My couplers keep coming loose and I thought if I could drill a hole through the floor board of my box cars and then use a small nut on the screw they would stay in place much better.

Any thoughts?

John


----------



## chuck n (Jan 2, 2008)

Check your local hardware store. I think that I have found similar small nuts and bolts there.


Chuck


----------



## Totalwrecker (Feb 26, 2009)

Better to replace the screws with new ones that match the nuts. 2 nuts tightened against each other makes a locking nut. Bolt (screw), 2 washers (at least one on top) and the nuts. 

John


----------



## Paul Burch (Jan 2, 2008)

John, 
Ace hardware has them,both regular and stainless. Just take one with you to match the size. I have purchased them there many times.


----------



## John J (Dec 29, 2007)

I converted all my Kadee couplers screws to 4/40 one inch long 


Got them at Ace Hardware.

JJ


----------



## San Juan (Jan 3, 2008)

I just got into body mounting Kadees to my rolling stock. 

First I mount a styrene block for the coupler mounting pad. I find 1/4" thick to be fairly universal. I then use a #43 drill bit and a 4-40 tap, both found at my local ACE Hardware. For drilling and tapping, I use a "heavy duty" pin vise I purchased from MicroMark.

By tapping I don't need nuts to secure the couplers. And it not only holds the coupler tight, but it is easy to remove them by simply unscrewing. And I think it looks cleaner then using nuts.

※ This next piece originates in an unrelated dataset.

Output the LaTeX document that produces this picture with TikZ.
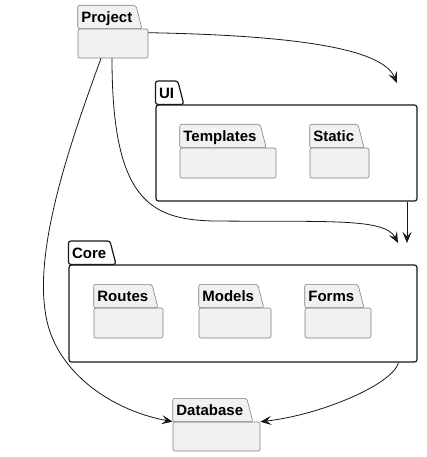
\documentclass[tikz,border=0pt]{standalone}
\usepackage{fontspec}
\setmainfont{Liberation Sans}
\usetikzlibrary{arrows.meta,calc,positioning}
\definecolor{pkgink}{HTML}{181818}
\definecolor{pkgfill}{HTML}{F1F1F1}
\definecolor{pkgedge}{HTML}{808080}
\tikzset{
  pkgbody/.style={draw=pkgedge,fill=pkgfill,line width=0.6pt,rounded corners=2pt,inner sep=0pt},
  pkgouter/.style={draw=pkgink,fill=white,line width=1.2pt,rounded corners=2.5pt,inner sep=0pt},
  pkglabel/.style={anchor=south west,inner xsep=3.5pt,inner ysep=0pt,minimum height=23pt,
    text height=10.8pt,text depth=0pt,font=\fontsize{15}{17}\selectfont\bfseries},
  deparrow/.style={draw=pkgink,line width=0.8pt,-{Stealth[length=11pt,width=9pt,inset=4.5pt]}},
}
\newcommand{\pkgtab}[3]{%
  \path (#1.north west) node[pkglabel] (#1tab) {\phantom{#2}};
  \filldraw[#3] (#1.north west) -- (#1tab.north west) -- (#1tab.north east)
    -- ($(#1tab.south east)+(6,0)$) -- cycle
    (#1tab.center) node[pkglabel,anchor=center] {#2};
}

\begin{document}
\begin{tikzpicture}[x=1pt,y=-1pt]
  \useasboundingbox (0,0) rectangle (426,457);
  % outer packages
  \foreach \n/\x/\y/\w/\h in {ui/286.5/153/261/96,core/243/313.5/348/97}
    {\node[pkgouter,minimum width=\w pt,minimum height=\h pt] (\n) at (\x,\y) {};}
  \pkgtab{ui}{UI}{pkgouter}
  \pkgtab{core}{Core}{pkgouter}
  % plain packages
  \foreach \n/\x/\y/\w/\h in {templates/228/163/96/30,static/339.5/163/59/30,
      routes/128.5/323/69/30,models/235/323/72/30,forms/338/323/66/30,
      project/113/43.5/70/29,database/216.5/436.5/87/29}
    {\node[pkgbody,minimum width=\w pt,minimum height=\h pt] (\n) at (\x,\y) {};}
  \foreach \n/\t in {templates/Templates,static/Static,routes/Routes,models/Models,
      forms/Forms,project/Project,database/Database}
    {\pkgtab{\n}{\t}{pkgbody}}
  % free arrow ends at the cluster edges
  \coordinate (uiin) at (397,83);
  \coordinate (corein) at (398,243);
  \coordinate (coreup) at (407,243);
  % dependencies
  \draw[deparrow] ($(project.north east)+(0,4)$) .. controls (330,36) and (385,55) .. (uiin);
  \draw[deparrow] ($(project.south)+(-1,0)$) .. controls (112,200) and (150,220) .. (215,221)
    .. controls (330,222) and (385,218) .. (corein);
  \draw[deparrow] (ui.south -| coreup) -- (coreup);
  \draw[deparrow] ($(project.south)+(-12,0)$) .. controls (75,130) and (35,240) .. (45,310)
    .. controls (52,370) and (110,410) .. (database.north west);
  \draw[deparrow] ($(core.south east)+(-19,0)$) .. controls (392,385) and (320,415) .. (database.north east);
\end{tikzpicture}
\end{document}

For screws, I bought a multipack of different sized 4-40 screws from Radioshack.

Link to the Radioshack screws

Link to MicroMark pin vise (heavy duty) 

If you'd like photos I can take some.


----------



## BarrysBigTrains (Sep 4, 2008)

The best deal for miniature hardware is Micro Fasteners (microfasteners.com) 

I buy them in bulk and specify stainless steel, no rust for outdoors use. 

Barry


----------



## Dick413 (Jan 7, 2008)

Barry 
you beat me to it. if you get a order together like other screws, washers and nuts it's a lot less from micro even with shipping. the screws that come with kd's 
are 2-56 but a 4-40 fit the hole in a kd. 
dick


----------



## Fred Mills (Nov 24, 2008)

If you drill the correct sized hole, and are using styrene shims, the screws Kadee provides will self tap....no cost no problem....problem solved. 

Fr.Fred


----------